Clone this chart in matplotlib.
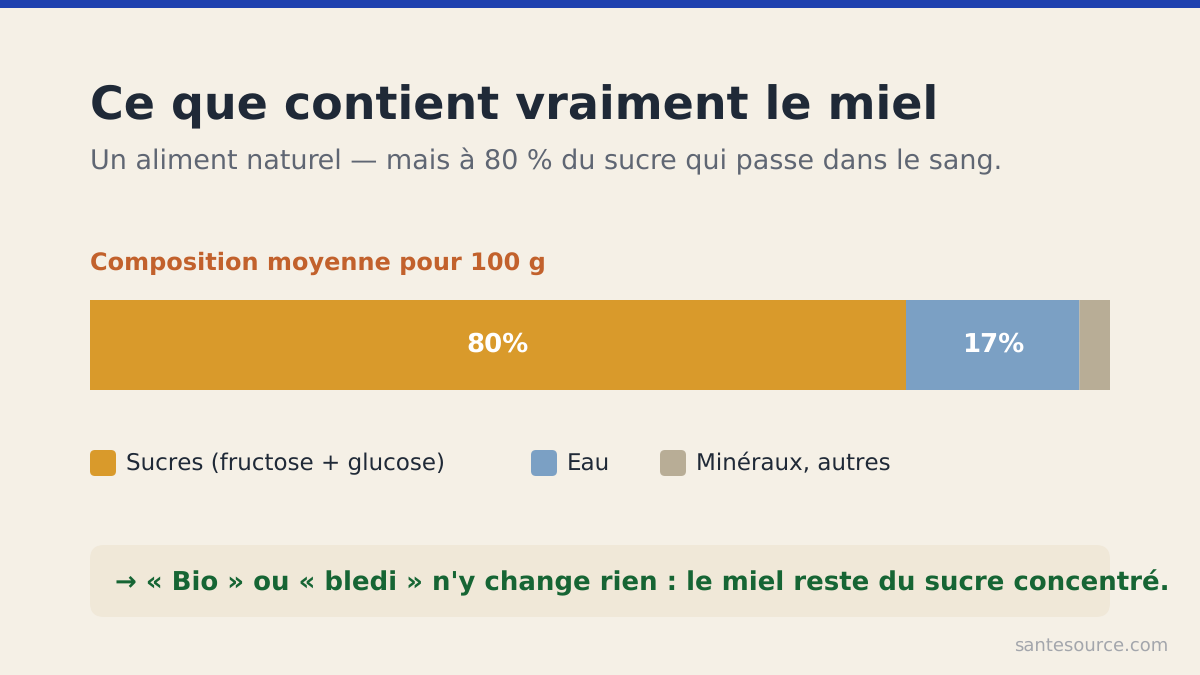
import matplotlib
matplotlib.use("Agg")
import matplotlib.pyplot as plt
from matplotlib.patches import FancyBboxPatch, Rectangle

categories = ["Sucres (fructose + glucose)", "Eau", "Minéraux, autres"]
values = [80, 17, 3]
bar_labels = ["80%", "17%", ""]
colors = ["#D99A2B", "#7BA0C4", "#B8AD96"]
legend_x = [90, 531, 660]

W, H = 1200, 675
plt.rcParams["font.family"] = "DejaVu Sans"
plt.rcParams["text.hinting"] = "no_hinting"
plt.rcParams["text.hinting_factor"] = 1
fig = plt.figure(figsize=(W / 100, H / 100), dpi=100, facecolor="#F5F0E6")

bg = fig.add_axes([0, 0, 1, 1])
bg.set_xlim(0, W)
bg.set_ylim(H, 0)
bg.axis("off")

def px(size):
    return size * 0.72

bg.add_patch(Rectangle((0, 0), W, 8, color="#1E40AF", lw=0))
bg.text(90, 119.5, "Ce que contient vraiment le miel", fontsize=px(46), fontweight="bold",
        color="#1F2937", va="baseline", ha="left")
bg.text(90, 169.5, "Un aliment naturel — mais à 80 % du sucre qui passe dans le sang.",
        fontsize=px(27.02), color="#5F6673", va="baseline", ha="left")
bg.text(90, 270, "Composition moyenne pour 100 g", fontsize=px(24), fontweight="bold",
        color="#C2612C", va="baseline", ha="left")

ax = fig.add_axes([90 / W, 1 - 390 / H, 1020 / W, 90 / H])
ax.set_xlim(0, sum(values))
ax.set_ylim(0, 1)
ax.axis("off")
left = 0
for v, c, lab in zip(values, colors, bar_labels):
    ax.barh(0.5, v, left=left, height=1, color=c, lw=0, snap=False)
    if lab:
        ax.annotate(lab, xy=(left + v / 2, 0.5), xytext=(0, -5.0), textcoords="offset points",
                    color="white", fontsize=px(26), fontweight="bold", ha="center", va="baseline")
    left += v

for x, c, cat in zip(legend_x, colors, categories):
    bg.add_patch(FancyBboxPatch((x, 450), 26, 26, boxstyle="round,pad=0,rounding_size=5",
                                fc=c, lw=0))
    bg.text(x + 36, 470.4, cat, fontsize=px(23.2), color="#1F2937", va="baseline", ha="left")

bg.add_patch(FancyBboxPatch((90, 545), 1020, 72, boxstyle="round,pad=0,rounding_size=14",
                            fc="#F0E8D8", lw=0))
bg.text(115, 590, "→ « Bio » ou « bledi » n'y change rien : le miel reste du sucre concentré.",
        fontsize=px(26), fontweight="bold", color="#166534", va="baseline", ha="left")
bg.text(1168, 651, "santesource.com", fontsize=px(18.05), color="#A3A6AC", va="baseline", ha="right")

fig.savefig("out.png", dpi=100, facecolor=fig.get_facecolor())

──────

What the task requires:
Pick out and copy the lines of the material that include the word "matplotlib".

Task answer:
Clone this chart in matplotlib.
import matplotlib
matplotlib.use("Agg")
import matplotlib.pyplot as plt
from matplotlib.patches import FancyBboxPatch, Rectangle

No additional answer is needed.